UK breakbeat duo The Freestylers strive to keep sound fresh



Who: The Freestylers

When: Thursday, March 19, 9 p.m.

Where: Maxx Fish

Cost: $25 in advance, $30 at the door

Aston Harvey and Matt Cantor have been rocking dance floors for well over 13 years.

Better known as The Freestylers, this UK breakbeat duo is dedicated to pleasing the music-loving public, whether they're into house, electro, drum 'n' bass, or anything in between.

Aston Harvey was taking a bit of downtime in a hotel room on Monday before heading out to another gig in Cranbrook the following morning.

"We've only had three shows so far, but they've actually been really good," Harvey said. "We're actually doing a new kind of style DJ set where me and Matt are using three CDJs, and we've got samples and effects and a capellas, chopping them over the top of tracks, basically."

The approach is quite a change for the pair, who normally take hour-long turns in the booth. Now, both Harvey and Cantor are making music simultaneously, which adds a whole new visual element to the performance.

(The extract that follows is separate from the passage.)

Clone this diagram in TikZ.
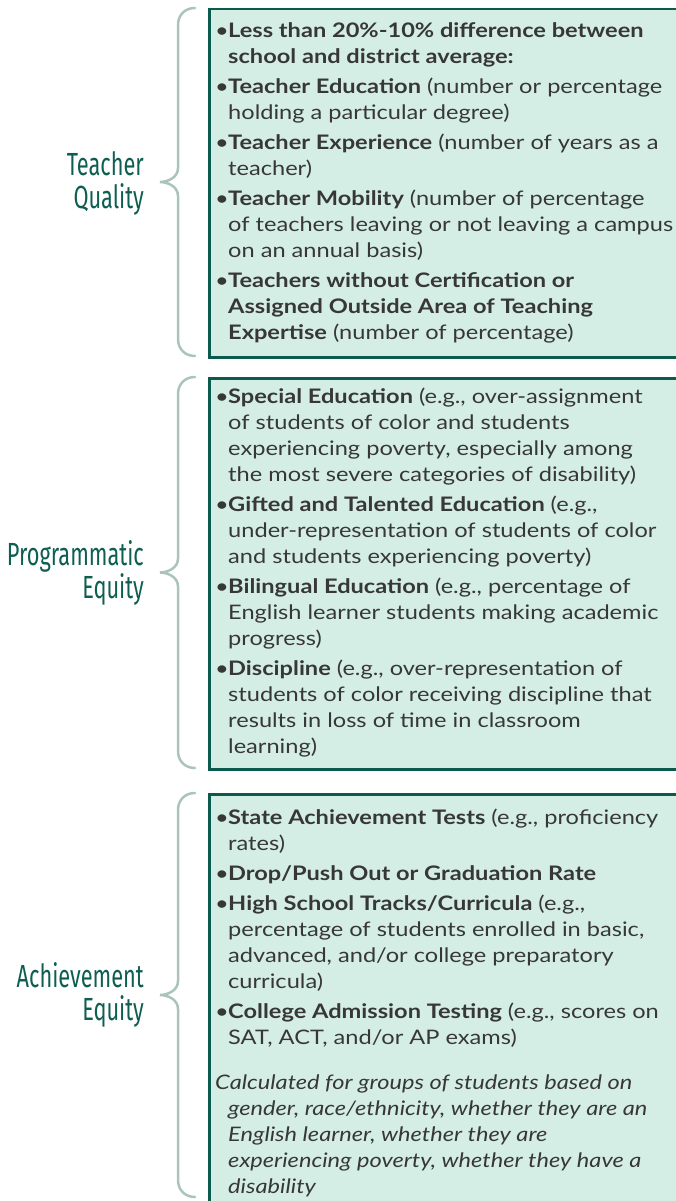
\documentclass[tikz,border=0pt]{standalone}
\usepackage{fontspec}
\setmainfont{Lato}[FakeStretch=1.18]
\newfontfamily\headfont[FakeStretch=0.68]{Fira Sans}
\usetikzlibrary{positioning}

\definecolor{boxfill}{RGB}{213,238,229}
\definecolor{boxline}{RGB}{10,90,78}
\definecolor{bracecol}{RGB}{170,196,188}
\definecolor{headcol}{RGB}{14,94,82}
\definecolor{bodytext}{RGB}{55,55,55}

\newcommand{\bul}{\rule{0pt}{17pt}\makebox[13pt][l]{\textbullet}}
\newcommand{\ind}{\hspace*{13pt}}
\newcommand{\gap}{\\[4pt]}
\newcommand{\sidebrace}[3]{%
  \pgfmathsetmacro\midy{(#2+#3)/2}
  \draw[curly] (#1,#2) .. controls ({#1-10},#2) and ({#1-17},{#2+7}) .. ({#1-17},{#2+17})
    -- ({#1-17},{\midy-14}) .. controls ({#1-17},{\midy-4}) and ({#1-28},\midy) .. ({#1-35},\midy)
    .. controls ({#1-28},\midy) and ({#1-17},{\midy+4}) .. ({#1-17},{\midy+14})
    -- ({#1-17},{#3-17}) .. controls ({#1-17},{#3-7}) and ({#1-10},#3) .. (#1,#3);
}

\begin{document}
\begin{tikzpicture}[
  x=1pt, y=-1pt,
  panel/.style={draw=boxline, line width=2.5pt, fill=boxfill, anchor=north west, minimum width=500pt, inner sep=0pt},
  items/.style={anchor=north west, align=left, inner sep=0pt, text=bodytext, font=\fontsize{20}{26}\selectfont},
  head/.style={anchor=east, align=right, inner sep=0pt, text=headcol, font=\headfont\fontsize{32}{33}\selectfont},
  curly/.style={draw=bracecol, line width=2.5pt, line cap=round}
]
  \useasboundingbox (0,0) rectangle (676,1201);
  \clip (0,0) rectangle (676,1201);

  \node[panel, minimum height=348pt] (qualbox) at (208,8) {};
  \node[panel, minimum height=391pt] (progbox) at (208,377) {};
  \node[panel, minimum height=450pt] (achvbox) at (208,793) {};

  \sidebrace{195}{8}{356}
  \sidebrace{195}{377}{768}
  \sidebrace{195}{793}{1197}

  \node[head] (qualhead) at (144,183) {Teacher\\Quality};
  \node[head] (proghead) at (144,573) {Programmatic\\Equity};
  \node[head] (achvhead) at (144,995) {Achievement\\Equity};

  % each text block hangs from its first baseline minus the 17pt strut
  \node[items] (qualtext) at (215,20) {%
    \bul\textbf{Less than 20\%-10\% difference between}\\
    \ind\textbf{school and district average:}\gap
    \bul\textbf{Teacher Education} (number or percentage\\
    \ind holding a particular degree)\gap
    \bul\textbf{Teacher Experience} (number of years as a\\
    \ind teacher)\gap
    \bul\textbf{Teacher Mobility} (number of percentage\\
    \ind of teachers leaving or not leaving a campus\\
    \ind on an annual basis)\gap
    \bul\textbf{Teachers without Certification or}\\
    \ind\textbf{Assigned Outside Area of Teaching}\\
    \ind\textbf{Expertise} (number of percentage)};

  \node[items] (progtext) at (215,386) {%
    \bul\textbf{Special Education} (e.g., over-assignment\\
    \ind of students of color and students\\
    \ind experiencing poverty, especially among\\
    \ind the most severe categories of disability)\gap
    \bul\textbf{Gifted and Talented Education} (e.g.,\\
    \ind under-representation of students of color\\
    \ind and students experiencing poverty)\gap
    \bul\textbf{Bilingual Education} (e.g., percentage of\\
    \ind English learner students making academic\\
    \ind progress)\gap
    \bul\textbf{Discipline} (e.g., over-representation of\\
    \ind students of color receiving discipline that\\
    \ind results in loss of time in classroom\\
    \ind learning)};

  \node[items] (achvtext) at (215,807) {%
    \bul\textbf{State Achievement Tests} (e.g., proficiency\\
    \ind rates)\gap
    \bul\textbf{Drop/Push Out or Graduation Rate}\gap
    \bul\textbf{High School Tracks/Curricula} (e.g.,\\
    \ind percentage of students enrolled in basic,\\
    \ind advanced, and/or college preparatory\\
    \ind curricula)\gap
    \bul\textbf{College Admission Testing} (e.g., scores on\\
    \ind SAT, ACT, and/or AP exams)\\[19pt]
    \textit{Calculated for groups of students based on}\\
    \ind\textit{gender, race/ethnicity, whether they are an}\\
    \ind\textit{English learner, whether they are}\\
    \ind\textit{experiencing poverty, whether they have a}\\
    \ind\textit{disability}};
\end{tikzpicture}
\end{document}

"It seems to be working out; people seem to be really enjoying it."

Change is the name of the game for these iconic DJs. You see, The Freestylers have been making their mark on the industry for 13 years with their genre-defying sound. But over that time, their sound has definitely evolved and changed.

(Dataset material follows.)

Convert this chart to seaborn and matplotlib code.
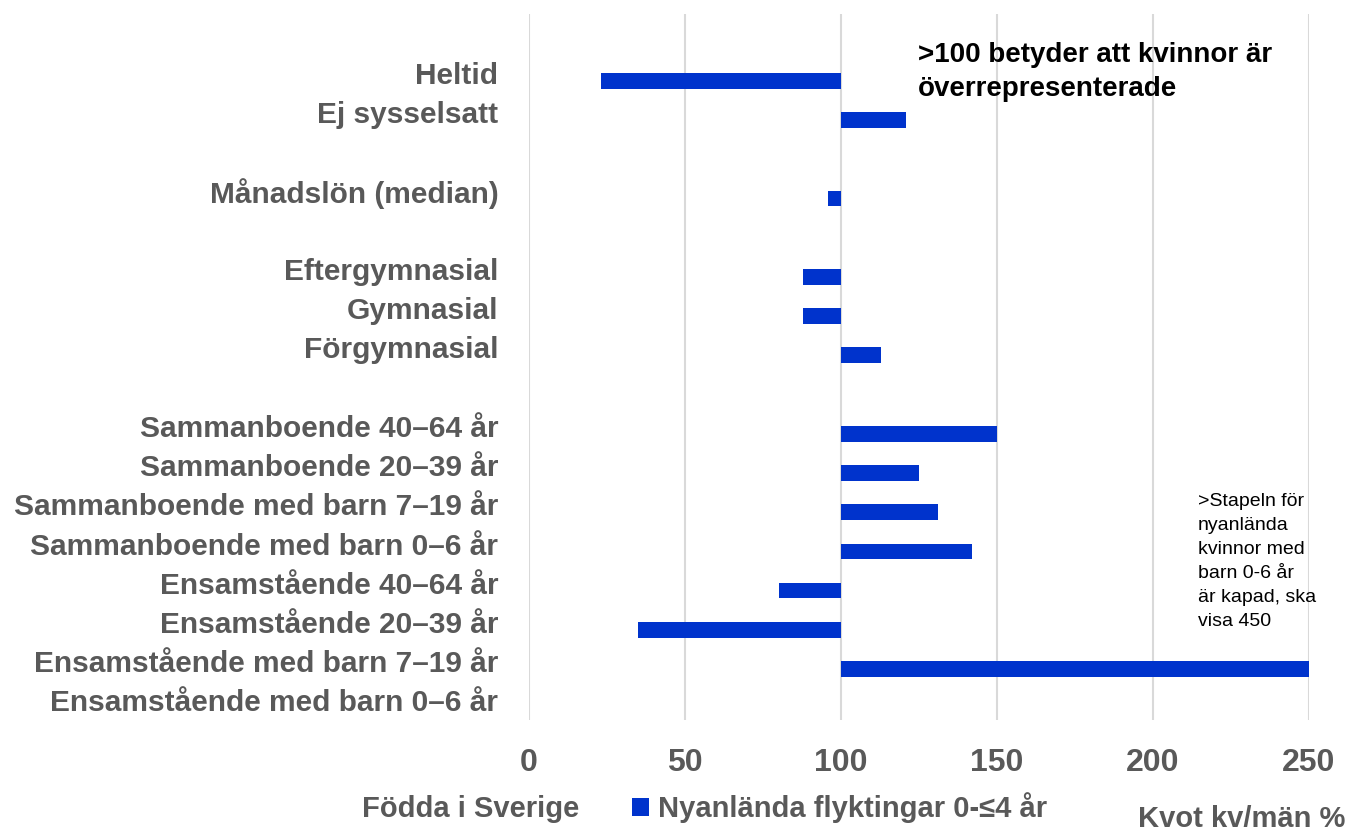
import matplotlib
matplotlib.use("Agg")
import matplotlib.pyplot as plt
import matplotlib.ticker as mticker
import pandas as pd
import seaborn as sns

# kategorier uppifrån och ned, tomma strängar = luft mellan grupperna
kategorier = [
    " ",
    "Heltid",
    "Ej sysselsatt",
    "  ",
    "Månadslön (median)",
    "   ",
    "Eftergymnasial",
    "Gymnasial",
    "Förgymnasial",
    "    ",
    "Sammanboende 40–64 år",
    "Sammanboende 20–39 år",
    "Sammanboende med barn 7–19 år",
    "Sammanboende med barn 0–6 år",
    "Ensamstående 40–64 år",
    "Ensamstående 20–39 år",
    "Ensamstående med barn 7–19 år",
    "Ensamstående med barn 0–6 år",
]

# kvot kvinnor/män (%) per kategori med data
data_kategorier = [
    "Heltid", "Ej sysselsatt", "Månadslön (median)",
    "Eftergymnasial", "Gymnasial", "Förgymnasial",
    "Sammanboende 40–64 år", "Sammanboende 20–39 år",
    "Sammanboende med barn 7–19 år", "Sammanboende med barn 0–6 år",
    "Ensamstående 40–64 år", "Ensamstående 20–39 år",
    "Ensamstående med barn 7–19 år", "Ensamstående med barn 0–6 år",
]
fodda_sverige = [100, 100, 100, 100, 100, 100, 100, 100, 100, 100, 100, 100, 100, 100]
nyanlanda = [23, 121, 96, 88, 88, 113, 150, 125, 131, 142, 80, 35, 450, 100]

serier = ["Födda i Sverige", "Nyanlända flyktingar 0-≤4 år"]
farger = {serier[0]: "white", serier[1]: "#0033CC"}
xticks = [0, 50, 100, 150, 200, 250]
bas = 100  # staplarna utgår från 100

df = pd.DataFrame({
    "kategori": data_kategorier * 2,
    "serie": [serier[0]] * len(data_kategorier) + [serier[1]] * len(data_kategorier),
    "kvot": fodda_sverige + nyanlanda,
})
df["diff"] = df["kvot"] - bas

sns.set_theme(style="white")
plt.rcParams["font.family"] = ["Liberation Sans", "DejaVu Sans"]
grey = "#595959"

fig, ax = plt.subplots(figsize=(13.48, 8.33), dpi=100)
fig.subplots_adjust(left=0.3924, right=0.971, top=0.983, bottom=0.1357)

sns.barplot(data=df, x="diff", y="kategori", hue="serie", order=kategorier,
            hue_order=serier, palette=farger, saturation=1, width=0.8,
            orient="h", linewidth=0, ax=ax, legend=True)

ax.set_xlim(xticks[0] - bas, xticks[-1] - bas)
ax.set_xticks([t - bas for t in xticks])
ax.xaxis.set_major_formatter(mticker.FuncFormatter(lambda v, p: f"{v + bas:.0f}"))
ax.grid(axis="x", color="#D9D9D9", linewidth=1.5)
ax.set_axisbelow(True)
for s in ax.spines.values():
    s.set_visible(False)
ax.tick_params(axis="both", length=0)
ax.tick_params(axis="y", pad=22, labelsize=21.5, labelcolor=grey)
ax.tick_params(axis="x", pad=20, labelsize=23, labelcolor=grey)
for lab in ax.get_yticklabels() + ax.get_xticklabels():
    lab.set_fontweight("bold")
ax.set_xlabel("")
ax.set_ylabel("")

handles, labels = ax.get_legend_handles_labels()
ax.get_legend().remove()
fig.legend(handles, labels, loc="center", bbox_to_anchor=(0.513, 0.030), ncol=2,
           frameon=False, prop={"size": 21, "weight": "bold"}, labelcolor=grey,
           handlelength=0.6, handleheight=0.6, handletextpad=0.3, columnspacing=1.8)

fig.text(0.998, 0.034, "Kvot kv/män %", ha="right", va="top", fontsize=21,
         fontweight="bold", color=grey)

ax.text(0.499, 0.961, ">100 betyder att kvinnor är\növerrepresenterade",
        transform=ax.transAxes, ha="left", va="top", fontsize=20,
        fontweight="bold", color="black", linespacing=1.4)
ax.text(0.858, 0.322, ">Stapeln för\nnyanlända\nkvinnor med\nbarn 0-6 år\när kapad, ska\nvisa 450",
        transform=ax.transAxes, ha="left", va="top", fontsize=14,
        color="black", linespacing=1.55)

fig.savefig("out.png", dpi=100)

"When we first started out, there were no expectations, so it's a lot easier," Harvey said with a laugh. "Technology has changed, music has changed... a lot has changed in the last 10 to 12 years."

They've been around for the changeover from vinyl to CD, and then from CD to digital technology, like Serato.

Today, their sound is very much rooted in old school hip hop, but it's gradually grown to incorporate everything from dancehall, reggae, and electro to soul, breakbeat and drum 'n' bass.

"Over the years, I've made drum 'n' bass music, I've made house music, I was involved in making music in the early rave scene in the UK. I think the whole break scene sort of brought all of those elements together, and I liked that, even with a DJ set, because I could play different styles and I wasn't stuck with one thing."

Incorporating a wide range of genres into their music also means that the duo appeals to an eclectic audience.

"That's the maddest thing - we play to so many different types of people and we've done shows in Europe where we're playing to 15-, 16-year-old kids at a festival... and we might be sandwiched between a couple of drum 'n' bass DJs."